Be Your Own Birder

Bird of the Week: Belted Kingfisher

This week’s featured bird is very aptly named – the belted kingfisher does indeed wear a “belt” of color, it has a crown-like crest fit for royalty and it is a champion fisher. But there’s so much more to these amazing birds!

Belted Kingfisher

Belted Kingfisher – Photo by Russ

Name: Belted Kingfisher
Scientific Name: Megaceryle alcyon
Scientific FamilyAlcedinidae (Kingfishers)

Habitat: Always near wooded freshwater or slightly brackish water sources, including lakes, bays, estuaries, rivers, ponds and streams. The best habitats have at least some loose, steep banks for these cavity-nesting birds, and are rich in small fish and large insects that serve as prey. Belted kingfishers prefer habitats that have perches overhanging the water, such as drooping branches, dead snags or even wires and power lines where they can perch patiently and wait for prey to come too close.

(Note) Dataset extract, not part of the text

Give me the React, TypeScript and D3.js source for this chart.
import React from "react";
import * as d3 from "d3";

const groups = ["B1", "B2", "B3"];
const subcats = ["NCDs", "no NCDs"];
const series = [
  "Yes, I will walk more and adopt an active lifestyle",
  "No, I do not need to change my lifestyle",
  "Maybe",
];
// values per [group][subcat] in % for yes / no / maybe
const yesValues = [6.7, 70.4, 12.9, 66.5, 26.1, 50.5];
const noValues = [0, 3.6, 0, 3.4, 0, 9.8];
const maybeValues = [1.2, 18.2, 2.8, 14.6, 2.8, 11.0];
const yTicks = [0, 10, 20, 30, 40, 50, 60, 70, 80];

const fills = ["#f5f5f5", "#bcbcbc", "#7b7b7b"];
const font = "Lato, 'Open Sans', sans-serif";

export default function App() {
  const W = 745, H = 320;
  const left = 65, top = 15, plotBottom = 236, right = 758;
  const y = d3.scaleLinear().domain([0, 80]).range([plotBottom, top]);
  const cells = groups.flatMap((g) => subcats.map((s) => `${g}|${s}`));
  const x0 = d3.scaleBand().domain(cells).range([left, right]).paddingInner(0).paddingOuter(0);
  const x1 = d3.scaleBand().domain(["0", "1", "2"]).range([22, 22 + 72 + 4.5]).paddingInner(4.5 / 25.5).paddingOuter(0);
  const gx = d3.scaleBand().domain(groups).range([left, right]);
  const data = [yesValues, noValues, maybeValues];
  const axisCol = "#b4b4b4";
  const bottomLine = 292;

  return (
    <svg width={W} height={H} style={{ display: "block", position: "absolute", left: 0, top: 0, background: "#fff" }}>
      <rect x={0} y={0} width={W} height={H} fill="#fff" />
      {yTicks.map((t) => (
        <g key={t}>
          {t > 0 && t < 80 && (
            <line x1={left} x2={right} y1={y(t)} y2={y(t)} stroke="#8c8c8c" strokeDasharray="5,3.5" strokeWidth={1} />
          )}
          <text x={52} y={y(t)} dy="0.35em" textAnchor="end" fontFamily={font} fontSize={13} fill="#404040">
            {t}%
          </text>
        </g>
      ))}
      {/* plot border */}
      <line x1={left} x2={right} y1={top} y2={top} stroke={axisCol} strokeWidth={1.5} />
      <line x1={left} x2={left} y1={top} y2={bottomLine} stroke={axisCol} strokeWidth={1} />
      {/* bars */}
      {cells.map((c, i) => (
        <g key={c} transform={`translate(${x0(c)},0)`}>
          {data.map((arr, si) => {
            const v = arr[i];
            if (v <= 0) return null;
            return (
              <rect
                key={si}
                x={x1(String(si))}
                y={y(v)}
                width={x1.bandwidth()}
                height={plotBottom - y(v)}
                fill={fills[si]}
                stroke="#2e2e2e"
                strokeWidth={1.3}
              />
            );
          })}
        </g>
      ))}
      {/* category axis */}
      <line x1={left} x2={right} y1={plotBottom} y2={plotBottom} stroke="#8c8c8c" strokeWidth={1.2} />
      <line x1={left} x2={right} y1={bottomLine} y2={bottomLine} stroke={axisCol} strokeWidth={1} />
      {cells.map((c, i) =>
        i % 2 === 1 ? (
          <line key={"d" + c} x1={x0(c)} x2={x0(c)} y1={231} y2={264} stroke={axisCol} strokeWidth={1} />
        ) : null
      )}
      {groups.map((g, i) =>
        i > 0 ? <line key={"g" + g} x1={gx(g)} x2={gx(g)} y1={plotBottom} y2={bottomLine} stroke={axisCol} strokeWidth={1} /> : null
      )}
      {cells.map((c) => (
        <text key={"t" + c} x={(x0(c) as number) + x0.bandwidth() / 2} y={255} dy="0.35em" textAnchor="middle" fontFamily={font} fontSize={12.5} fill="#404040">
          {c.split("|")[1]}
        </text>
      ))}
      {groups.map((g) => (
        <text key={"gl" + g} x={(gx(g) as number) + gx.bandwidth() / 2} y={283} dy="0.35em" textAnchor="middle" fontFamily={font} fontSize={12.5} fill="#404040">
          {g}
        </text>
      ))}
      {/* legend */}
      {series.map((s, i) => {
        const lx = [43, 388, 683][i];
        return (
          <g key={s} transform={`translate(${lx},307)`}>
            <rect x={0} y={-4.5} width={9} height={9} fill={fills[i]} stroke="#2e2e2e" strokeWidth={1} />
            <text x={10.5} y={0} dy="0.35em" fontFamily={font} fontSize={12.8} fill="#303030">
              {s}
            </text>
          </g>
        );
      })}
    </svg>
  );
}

Range: These birds are widespread throughout North America. In Canada and northern Alaska, they are only summer guests, but they stay year-round along the Pacific coast, Aleutian Islands and much of the continental United States. They are winter visitors in the hottest parts of the southwestern United States as well as Mexico, the Caribbean and along the northern South American coast from Colombia to Guyana.

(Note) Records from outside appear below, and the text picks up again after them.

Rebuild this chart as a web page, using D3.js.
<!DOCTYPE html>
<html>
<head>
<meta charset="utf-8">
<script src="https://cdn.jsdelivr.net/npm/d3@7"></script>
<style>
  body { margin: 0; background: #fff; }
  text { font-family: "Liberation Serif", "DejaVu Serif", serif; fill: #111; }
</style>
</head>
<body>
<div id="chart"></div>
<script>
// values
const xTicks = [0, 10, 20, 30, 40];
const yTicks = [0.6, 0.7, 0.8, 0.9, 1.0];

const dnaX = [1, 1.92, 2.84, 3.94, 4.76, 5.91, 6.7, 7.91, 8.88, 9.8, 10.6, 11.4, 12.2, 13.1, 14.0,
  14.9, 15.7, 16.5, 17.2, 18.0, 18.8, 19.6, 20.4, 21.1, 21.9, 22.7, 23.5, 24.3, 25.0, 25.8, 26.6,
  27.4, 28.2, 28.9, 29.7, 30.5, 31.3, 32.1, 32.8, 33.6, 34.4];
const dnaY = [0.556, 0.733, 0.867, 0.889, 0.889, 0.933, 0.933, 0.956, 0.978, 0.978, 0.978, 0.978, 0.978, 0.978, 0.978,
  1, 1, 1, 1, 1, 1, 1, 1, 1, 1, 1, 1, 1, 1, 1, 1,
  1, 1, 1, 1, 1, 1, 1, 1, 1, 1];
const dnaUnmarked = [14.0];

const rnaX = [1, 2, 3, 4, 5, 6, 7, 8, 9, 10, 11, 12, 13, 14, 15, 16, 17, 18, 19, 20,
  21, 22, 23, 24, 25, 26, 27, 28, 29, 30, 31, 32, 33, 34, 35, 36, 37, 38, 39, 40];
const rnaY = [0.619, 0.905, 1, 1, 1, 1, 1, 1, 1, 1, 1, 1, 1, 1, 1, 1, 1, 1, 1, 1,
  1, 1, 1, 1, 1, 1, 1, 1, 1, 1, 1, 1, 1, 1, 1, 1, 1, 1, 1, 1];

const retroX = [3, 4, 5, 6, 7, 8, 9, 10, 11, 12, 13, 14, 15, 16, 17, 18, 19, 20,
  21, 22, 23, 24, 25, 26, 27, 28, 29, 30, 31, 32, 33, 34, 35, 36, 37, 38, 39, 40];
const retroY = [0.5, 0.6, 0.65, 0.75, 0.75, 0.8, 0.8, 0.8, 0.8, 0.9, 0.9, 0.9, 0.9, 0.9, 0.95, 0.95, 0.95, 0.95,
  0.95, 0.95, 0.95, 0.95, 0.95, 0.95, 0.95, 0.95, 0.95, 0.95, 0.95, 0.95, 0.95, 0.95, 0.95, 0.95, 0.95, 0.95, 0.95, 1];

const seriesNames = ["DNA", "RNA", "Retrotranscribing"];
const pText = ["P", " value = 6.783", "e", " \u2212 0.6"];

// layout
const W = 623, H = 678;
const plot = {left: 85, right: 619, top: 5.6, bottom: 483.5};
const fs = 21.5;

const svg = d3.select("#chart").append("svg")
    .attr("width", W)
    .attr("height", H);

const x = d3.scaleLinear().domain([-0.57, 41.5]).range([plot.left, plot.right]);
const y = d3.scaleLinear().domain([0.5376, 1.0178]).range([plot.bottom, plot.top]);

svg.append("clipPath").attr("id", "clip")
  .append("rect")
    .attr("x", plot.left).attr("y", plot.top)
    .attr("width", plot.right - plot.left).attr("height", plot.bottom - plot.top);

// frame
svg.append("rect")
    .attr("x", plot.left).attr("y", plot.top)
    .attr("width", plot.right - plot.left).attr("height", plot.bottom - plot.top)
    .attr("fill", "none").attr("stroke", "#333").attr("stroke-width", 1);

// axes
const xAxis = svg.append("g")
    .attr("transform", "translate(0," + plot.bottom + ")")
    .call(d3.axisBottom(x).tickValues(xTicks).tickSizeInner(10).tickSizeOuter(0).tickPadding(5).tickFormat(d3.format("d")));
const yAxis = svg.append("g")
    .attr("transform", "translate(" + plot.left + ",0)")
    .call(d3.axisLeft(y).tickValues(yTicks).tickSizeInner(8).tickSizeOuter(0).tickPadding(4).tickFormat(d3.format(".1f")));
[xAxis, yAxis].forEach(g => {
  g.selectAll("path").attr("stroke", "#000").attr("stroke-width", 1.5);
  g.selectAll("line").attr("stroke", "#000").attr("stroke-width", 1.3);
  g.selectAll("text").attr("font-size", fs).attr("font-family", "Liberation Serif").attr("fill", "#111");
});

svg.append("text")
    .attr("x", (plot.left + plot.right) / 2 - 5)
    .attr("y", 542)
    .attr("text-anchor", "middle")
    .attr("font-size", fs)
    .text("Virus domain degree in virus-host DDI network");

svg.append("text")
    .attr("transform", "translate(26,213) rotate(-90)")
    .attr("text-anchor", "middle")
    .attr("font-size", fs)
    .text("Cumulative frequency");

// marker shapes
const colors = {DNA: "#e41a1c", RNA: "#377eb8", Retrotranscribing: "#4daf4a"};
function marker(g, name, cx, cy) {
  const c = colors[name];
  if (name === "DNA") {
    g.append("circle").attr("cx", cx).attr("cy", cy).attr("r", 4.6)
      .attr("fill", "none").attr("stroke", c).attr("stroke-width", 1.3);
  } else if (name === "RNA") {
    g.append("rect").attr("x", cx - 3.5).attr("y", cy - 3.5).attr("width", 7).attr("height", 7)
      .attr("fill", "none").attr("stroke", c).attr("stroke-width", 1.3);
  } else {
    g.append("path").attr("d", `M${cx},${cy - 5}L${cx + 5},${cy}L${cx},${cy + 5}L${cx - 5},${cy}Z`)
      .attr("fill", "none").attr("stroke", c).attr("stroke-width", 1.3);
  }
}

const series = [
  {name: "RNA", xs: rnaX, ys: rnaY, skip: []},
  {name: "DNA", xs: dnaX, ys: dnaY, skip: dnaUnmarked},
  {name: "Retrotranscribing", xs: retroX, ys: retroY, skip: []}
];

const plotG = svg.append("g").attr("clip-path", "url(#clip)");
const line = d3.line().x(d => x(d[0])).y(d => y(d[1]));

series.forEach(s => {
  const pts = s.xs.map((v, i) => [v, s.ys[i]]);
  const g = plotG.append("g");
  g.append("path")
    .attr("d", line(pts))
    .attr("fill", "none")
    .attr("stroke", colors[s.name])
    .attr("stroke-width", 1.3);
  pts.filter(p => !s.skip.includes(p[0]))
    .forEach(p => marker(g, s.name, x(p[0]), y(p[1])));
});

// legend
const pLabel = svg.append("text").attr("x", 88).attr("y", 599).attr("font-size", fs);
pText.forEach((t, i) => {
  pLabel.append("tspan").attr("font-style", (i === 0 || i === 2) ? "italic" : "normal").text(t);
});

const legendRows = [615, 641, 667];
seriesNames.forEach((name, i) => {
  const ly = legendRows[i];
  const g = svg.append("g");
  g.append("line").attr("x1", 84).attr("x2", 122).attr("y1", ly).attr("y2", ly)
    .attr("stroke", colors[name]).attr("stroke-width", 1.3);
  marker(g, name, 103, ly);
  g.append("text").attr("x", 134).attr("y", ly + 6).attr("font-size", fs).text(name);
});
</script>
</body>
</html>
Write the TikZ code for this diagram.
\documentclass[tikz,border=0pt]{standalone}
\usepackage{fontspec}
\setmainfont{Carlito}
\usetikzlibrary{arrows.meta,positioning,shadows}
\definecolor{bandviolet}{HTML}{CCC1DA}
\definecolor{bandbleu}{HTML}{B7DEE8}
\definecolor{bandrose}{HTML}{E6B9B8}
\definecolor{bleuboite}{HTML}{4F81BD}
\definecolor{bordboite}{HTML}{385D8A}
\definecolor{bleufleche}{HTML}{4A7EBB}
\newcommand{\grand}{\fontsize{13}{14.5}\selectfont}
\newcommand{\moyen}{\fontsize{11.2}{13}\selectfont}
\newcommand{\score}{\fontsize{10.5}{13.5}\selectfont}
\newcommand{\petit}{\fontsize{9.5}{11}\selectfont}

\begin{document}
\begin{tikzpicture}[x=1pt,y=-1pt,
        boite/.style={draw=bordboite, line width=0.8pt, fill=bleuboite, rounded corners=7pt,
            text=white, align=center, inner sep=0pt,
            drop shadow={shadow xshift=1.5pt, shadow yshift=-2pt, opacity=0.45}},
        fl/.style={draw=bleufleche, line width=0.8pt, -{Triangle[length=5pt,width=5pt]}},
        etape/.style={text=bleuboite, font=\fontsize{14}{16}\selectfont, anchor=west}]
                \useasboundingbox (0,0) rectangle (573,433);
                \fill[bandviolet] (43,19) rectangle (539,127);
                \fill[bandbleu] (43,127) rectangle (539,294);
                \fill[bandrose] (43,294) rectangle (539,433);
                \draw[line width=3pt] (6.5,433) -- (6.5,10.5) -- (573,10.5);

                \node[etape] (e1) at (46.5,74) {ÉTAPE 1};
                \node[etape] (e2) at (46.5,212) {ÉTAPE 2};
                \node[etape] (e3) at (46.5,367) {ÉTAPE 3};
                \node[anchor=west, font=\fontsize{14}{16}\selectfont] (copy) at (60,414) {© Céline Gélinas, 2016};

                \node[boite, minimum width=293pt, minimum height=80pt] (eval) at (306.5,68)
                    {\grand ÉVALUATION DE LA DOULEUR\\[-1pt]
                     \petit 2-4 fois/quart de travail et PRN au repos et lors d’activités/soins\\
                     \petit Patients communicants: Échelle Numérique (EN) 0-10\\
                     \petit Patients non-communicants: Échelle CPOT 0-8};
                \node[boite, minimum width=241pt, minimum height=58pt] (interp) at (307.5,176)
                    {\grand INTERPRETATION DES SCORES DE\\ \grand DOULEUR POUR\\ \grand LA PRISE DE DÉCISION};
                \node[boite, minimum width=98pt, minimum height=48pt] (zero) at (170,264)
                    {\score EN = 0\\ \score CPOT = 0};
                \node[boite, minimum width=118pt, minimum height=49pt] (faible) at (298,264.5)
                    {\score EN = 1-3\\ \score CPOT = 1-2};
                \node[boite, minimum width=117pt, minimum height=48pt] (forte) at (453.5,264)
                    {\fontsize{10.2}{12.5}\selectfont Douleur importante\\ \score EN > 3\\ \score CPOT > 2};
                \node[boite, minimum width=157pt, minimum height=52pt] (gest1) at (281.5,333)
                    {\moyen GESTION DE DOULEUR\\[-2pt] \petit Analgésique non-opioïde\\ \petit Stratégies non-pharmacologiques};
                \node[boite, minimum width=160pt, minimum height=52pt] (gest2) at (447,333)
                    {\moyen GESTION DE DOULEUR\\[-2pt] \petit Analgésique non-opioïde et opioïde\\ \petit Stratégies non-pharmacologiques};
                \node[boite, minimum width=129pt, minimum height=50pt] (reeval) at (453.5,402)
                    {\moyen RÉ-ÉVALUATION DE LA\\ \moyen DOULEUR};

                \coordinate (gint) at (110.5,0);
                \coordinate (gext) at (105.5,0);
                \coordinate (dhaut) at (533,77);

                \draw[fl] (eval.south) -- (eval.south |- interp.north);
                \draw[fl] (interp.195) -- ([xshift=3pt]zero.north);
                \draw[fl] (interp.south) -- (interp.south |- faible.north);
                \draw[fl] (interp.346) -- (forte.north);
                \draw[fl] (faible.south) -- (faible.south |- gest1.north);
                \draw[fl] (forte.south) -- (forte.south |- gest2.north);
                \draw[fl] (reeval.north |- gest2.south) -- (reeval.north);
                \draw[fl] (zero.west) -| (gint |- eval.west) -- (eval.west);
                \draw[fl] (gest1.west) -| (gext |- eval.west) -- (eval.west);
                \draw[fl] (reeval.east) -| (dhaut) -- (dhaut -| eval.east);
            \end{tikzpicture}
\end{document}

Belted kingfishers are very distinctive birds with a top-heavy build, large head and long, straight, stout bill. Males are overall slate blue-gray with a white throat and white belly separated by a slate blue-gray band across the breast, and the tail has fine barring. Females are slightly larger than males and have a chestnut band across the belly just below the blue-gray breast band, and they also show some chestnut on the flanks. Both genders have a small white spot in front of the eye on the blue-gray face, and both have a shaggy crest they can raise and lower with mood, expression or communication. The tail is straight across, and the wings seem overly large for the bird’s size, but those wings serve them well with hovering flight that allows kingfishers to hunt effectively and plunge dive after prey in the water. In flight, their path is straight with rapid wing beats, and they often chatter rapidly while flying as well.

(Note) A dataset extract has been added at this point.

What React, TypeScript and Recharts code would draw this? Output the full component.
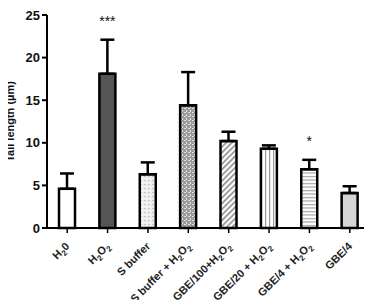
import { Bar, BarChart, Cell, ErrorBar, LabelList, XAxis, YAxis } from "recharts";

// Comet assay tail length per treatment, mean with upper SEM
const groups = ["H20", "H2O2", "S buffer", "S buffer + H2O2", "GBE/100+H2O2", "GBE/20 + H2O2", "GBE/4 + H2O2", "GBE/4"];
const means = [4.6, 18.1, 6.3, 14.4, 10.2, 9.3, 6.9, 4.1];
const errors = [1.8, 4.0, 1.4, 3.9, 1.1, 0.4, 1.1, 0.8];
const marks = ["", "***", "", "", "", "", "*", ""];
const yTicks = [0, 5, 10, 15, 20, 25];
const fills = ["#ffffff", "#555555", "url(#dots)", "url(#check)", "url(#diag)", "url(#vert)", "url(#horiz)", "#d4d4d4"];

const data = groups.map((g, i) => ({ name: g, mean: means[i], err: [0, errors[i]], mark: marks[i] }));

const font = "Arial, 'Liberation Sans', sans-serif";

// a "2" right after H or O is drawn as a subscript
function renderName(name: string) {
  const parts: { t: string; sub: boolean }[] = [];
  for (let i = 0; i < name.length; i++) {
    const c = name[i];
    const sub = c === "2" && (name[i - 1] === "H" || name[i - 1] === "O");
    const last = parts[parts.length - 1];
    if (last && last.sub === sub) last.t += c;
    else parts.push({ t: c, sub });
  }
  return parts.map((p, i) =>
    p.sub ? (
      <tspan key={i} fontSize={8} dy={3}>{p.t}</tspan>
    ) : (
      <tspan key={i} dy={i > 0 && parts[i - 1].sub ? -3 : 0}>{p.t}</tspan>
    )
  );
}

function GroupTick({ x, y, payload }: any) {
  return (
    <g transform={`translate(${x + 3} ${y + 12}) rotate(-45)`}>
      <text x={0} y={0} textAnchor="end" fontFamily={font} fontWeight="bold" fontSize={11} fill="#222">
        {renderName(payload.value)}
      </text>
    </g>
  );
}

function AxisTitle({ viewBox }: any) {
  const cy = viewBox.y + viewBox.height / 2;
  return (
    <text
      x={14}
      y={cy}
      transform={`rotate(-90 14 ${cy})`}
      textAnchor="middle"
      fontFamily={font}
      fontWeight="bold"
      fontSize={11}
      fill="#111"
    >
      Tail length (µm)
    </text>
  );
}

export default function App() {
  return (
    <div style={{ margin: -8, width: 372, height: 308, background: "#fff" }}>
      <BarChart width={372} height={308} data={data} barCategoryGap={12} margin={{ top: 15, right: 2, bottom: 0, left: 0 }}>
        <defs>
          <pattern id="dots" width="4" height="4" patternUnits="userSpaceOnUse">
            <rect width="4" height="4" fill="#ececec" />
            <rect x="0" y="0" width="2" height="1" fill="#c8c8c8" />
            <rect x="2" y="2" width="1" height="2" fill="#fafafa" />
          </pattern>
          <pattern id="check" width="4" height="4" patternUnits="userSpaceOnUse">
            <rect width="4" height="4" fill="#9a9a9a" />
            <rect x="0" y="0" width="2" height="1" fill="#e0e0e0" />
            <rect x="2" y="2" width="1" height="2" fill="#e0e0e0" />
          </pattern>
          <pattern id="diag" width="4" height="4" patternUnits="userSpaceOnUse" patternTransform="rotate(45)">
            <rect width="4" height="4" fill="#fff" />
            <rect width="1.6" height="4" fill="#8a8a8a" />
          </pattern>
          <pattern id="vert" width="4" height="4" patternUnits="userSpaceOnUse">
            <rect width="4" height="4" fill="#fff" />
            <rect x="1" width="1.2" height="4" fill="#9a9a9a" />
          </pattern>
          <pattern id="horiz" width="4" height="3.5" patternUnits="userSpaceOnUse">
            <rect width="4" height="3.5" fill="#fff" />
            <rect y="1" width="4" height="1.1" fill="#9a9a9a" />
          </pattern>
        </defs>
        <XAxis
          dataKey="name"
          interval={0}
          tick={<GroupTick />}
          tickSize={5}
          axisLine={{ stroke: "#000", strokeWidth: 2 }}
          tickLine={{ stroke: "#000", strokeWidth: 1.5 }}
          height={80}
        />
        <YAxis
          domain={[0, 25]}
          ticks={yTicks}
          width={47}
          tickSize={5}
          axisLine={{ stroke: "#000", strokeWidth: 2 }}
          tickLine={{ stroke: "#000", strokeWidth: 2 }}
          tick={{ fill: "#111", fontSize: 13, fontWeight: "bold", fontFamily: font }}
          label={<AxisTitle />}
        />
        <Bar dataKey="mean" stroke="#000" strokeWidth={2.5} isAnimationActive={false}>
          {data.map((d, i) => (
            <Cell key={d.name} fill={fills[i]} />
          ))}
          <ErrorBar dataKey="err" width={7} stroke="#000" strokeWidth={2.5} direction="y" />
          <LabelList
            dataKey="mark"
            content={({ x, y, width, index }: any) => {
              const m = marks[index];
              if (!m) return null;
              const py = Number(y) - errors[index] * 8.52 - 14;
              return (
                <text x={Number(x) + Number(width) / 2} y={py} textAnchor="middle" fontFamily={font} fontSize={14} fill="#111">
                  {m}
                </text>
              );
            }}
          />
        </Bar>
      </BarChart>
    </div>
  );
}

I’ve had many great experiences with belted kingfishers. One of my first was with a cooperative male who happily perched on the corner of a solar panel adjacent to a marshy pond where he was fishing. He kept returning to the same perch after each foray, giving me plenty of opportunities to see him from all angles and postures. I’ve also seen these birds camped out at a local Walmart where there is another marshy pond with a perfect power line right over the water, ideal as a hunting perch. I’ve even been fortunate to have a belted kingfisher right in my neighborhood, which we spotted both perched and flying along a small retention stream that is perfect kingfisher habitat with overhanging vegetation and steep dirt banks for nesting. You never know where these bold birds may appear, and every time you do see them, they are well worth watching!